In this ongoing series, Critical Mass asks critics to name five books that should be found in any reviewer's library. Herewith is Liesl Schillinger's response.
Attention-seeking multitudes, rejecting the hierarchies and tastes of old-fashioned elites, have usurped the task of “the relatively refined creation of human culture, previously reserved to lesser groups,” and the “multitude has suddenly become visible, installing itself in the preferential positions in society.” That means that, “There are no longer protagonists; there is only the chorus.”

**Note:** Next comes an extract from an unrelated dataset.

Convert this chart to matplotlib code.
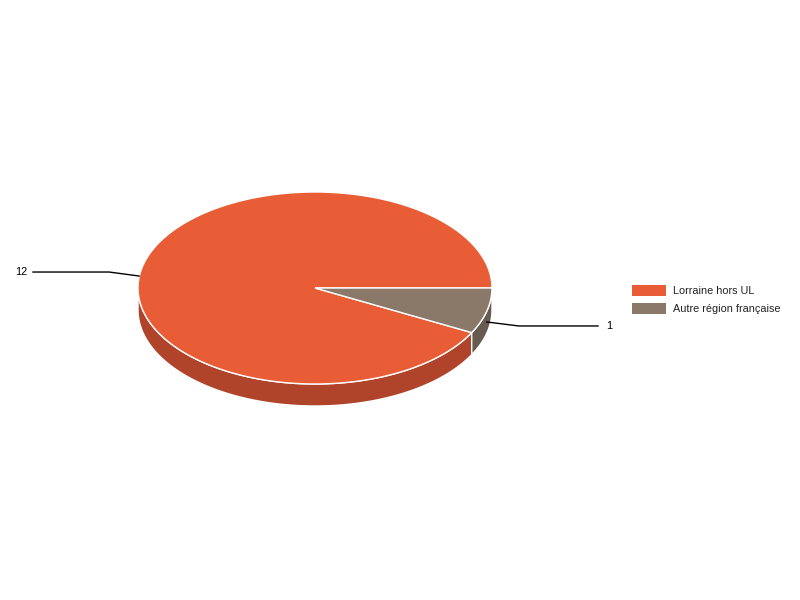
import numpy as np
import matplotlib
matplotlib.use("Agg")
import matplotlib.pyplot as plt
from matplotlib.patches import Polygon, Rectangle

categories = ["Lorraine hors UL", "Autre région française"]
values = [12, 1]
top_colors = ["#E95D36", "#8A7869"]
side_colors = ["#B0442A", "#675A4F"]

plt.rcParams['font.family'] = ['Liberation Sans', 'DejaVu Sans']

fig = plt.figure(figsize=(8, 6), dpi=100)
ax = fig.add_axes([0, 0, 1, 1])
ax.set_xlim(0, 800)
ax.set_ylim(600, 0)
ax.axis('off')

cx, cy, rx, ry, depth = 315, 288, 177, 96, 22

def pt(theta_deg, dy=0.0):
    t = np.radians(theta_deg)
    return cx + rx * np.cos(t), cy + ry * np.sin(t) + dy

total = sum(values)
spans = [v / total * 360 for v in values]
ranges = {1: (0.0, spans[1]), 0: (spans[1], 360.0)}

# side walls
for i in (0, 1):
    a0, a1 = ranges[i]
    f0, f1 = max(a0, 0), min(a1, 180)
    if f1 > f0:
        th = np.linspace(f0, f1, 200)
        xs, ys = pt(th)
        top = np.column_stack([xs, ys])
        bot = np.column_stack([xs, ys + depth])[::-1]
        poly = Polygon(np.vstack([top, bot]), closed=True, facecolor=side_colors[i],
                       edgecolor='white', linewidth=1, zorder=1)
        ax.add_patch(poly)

# top faces
for i in (0, 1):
    a0, a1 = ranges[i]
    th = np.linspace(a0, a1, 400)
    xs, ys = pt(th)
    verts = np.vstack([[cx, cy], np.column_stack([xs, ys])])
    poly = Polygon(verts, closed=True, facecolor=top_colors[i],
                   edgecolor='white', linewidth=1, zorder=2)
    ax.add_patch(poly)

# leader lines and labels
for i in (0, 1):
    a0, a1 = ranges[i]
    mid = (a0 + a1) / 2
    x0, y0 = pt(mid, depth / 2)
    if np.cos(np.radians(mid)) < 0:
        x0 -= 4
        xb, yb = x0 - 30, y0 - 4
        xe = 33
        ax.plot([x0, xb, xe], [y0, yb, yb], color='black', lw=1, zorder=3)
        ax.text(xe - 6, yb, str(values[i]), ha='right', va='center', fontsize=7.9)
    else:
        xb, yb = x0 + 32, y0 + 4
        xe = 598
        ax.plot([x0, xb, xe], [y0, yb, yb], color='black', lw=1, zorder=3)
        ax.text(xe + 8, yb, str(values[i]), ha='left', va='center', fontsize=7.9)

# legend
for i, (cat, col) in enumerate(zip(categories, top_colors)):
    y = 285 + i * 18
    ax.add_patch(Rectangle((632, y), 34, 11, facecolor=col, edgecolor='none'))
    ax.text(673, y + 5.5, cat, ha='left', va='center', fontsize=7.8, color='#222222')

fig.savefig("out.png", dpi=100)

Who’s talking, when, and in what context? Could it be Clay Shirky, NYU’s prophet of the communications revolution, speaking of the rise of digital media and the transformations of the new publish-then-filter paradigm? It could be, but it’s not.
It's José Ortega y Gasset, the bourgeois, liberal Spanish philosopher, addressing the transformation of taste at the dawn of the age of mass culture, in his 1930 book The Revolt of the Masses. Ortega y Gasset's meditations on the direction of modern creative output–not only in The Revolt of the Masses but also in the essay “The Dehumanization of Art” (in which he asserts that modern art was unpopular in his era because it rejected the facile human cast that colored art, music, and literature in the nineteenth century)–sit beside my desk at all times.
I’ve been asked to name five books that critics should have on hand, as they weigh the work of the writers of our day. To me, Ortega y Gasset’s essays are indispensable, and are more relevant today than they were when he first wrote them. He grudgingly emphasized the need for art to adapt to its times: “It is merely capricious, thus sterile, to resist this new style and insist on immuring oneself within forms that are already archaic and hidebound,” he wrote in “The Dehumanization of Art.” “We have to accept the imperative of work that our own era imposes; submissiveness to his own period offers the individual his only chance of achievement. Even so he may still achieve nothing; but his failure is much more certain if he were to compose one more Wagnerian opera, or yet another naturalistic novel.”
Apart from Ortega y Gasset, I often consult a battered, much-underlined and creased college textbook called An Introduction to Early Greek Philosophy (ed. John Mansley Robinson), which contains fragments and explanations of the writings of pre-Socratic philosophers. These men—such as Xenophanes, Heraclitus and Democritus— tried to identify primary laws of the natural world, and to establish man’s place in it. The fact that they were often wrong doesn’t diminish the grandeur of their struggle. When I’m reading a novel, I often think back to one of their fertile pronouncements; such as: “The living creature is a world-order in miniature;” or “The people ought to fight for the law as they would for their walls;” or, “He who does wrong is more wretched than he who is wronged.” Nearly every fragment wrestles with a complex human principle or problem, which is also the task of the novelist.
For similar reasons, I can’t imagine not having a Bible on hand; both for the beauty of the writing (Isaiah, Psalms, etc.) and because of the biblical resonances and direct allusions that pervade so much fiction.
As for the other two critics’-bookshelf staples; I would say only that any book you have read, fiction or non-fiction, that has made a strong impression on you should remain in your library. In the course of reviewing, I often pull a dusty Shakespeare play from the shelf—or a Mitford letters collection; or a World War II history; or a Flaubert travelogue; or a novel by Naipaul, Graham Greene, Goethe, or Wodehouse—to confirm a fleeting impression of kinship. I like to consider a book in the context of its ancestors, peers, and associations; and to review it in the context of its times and its audience.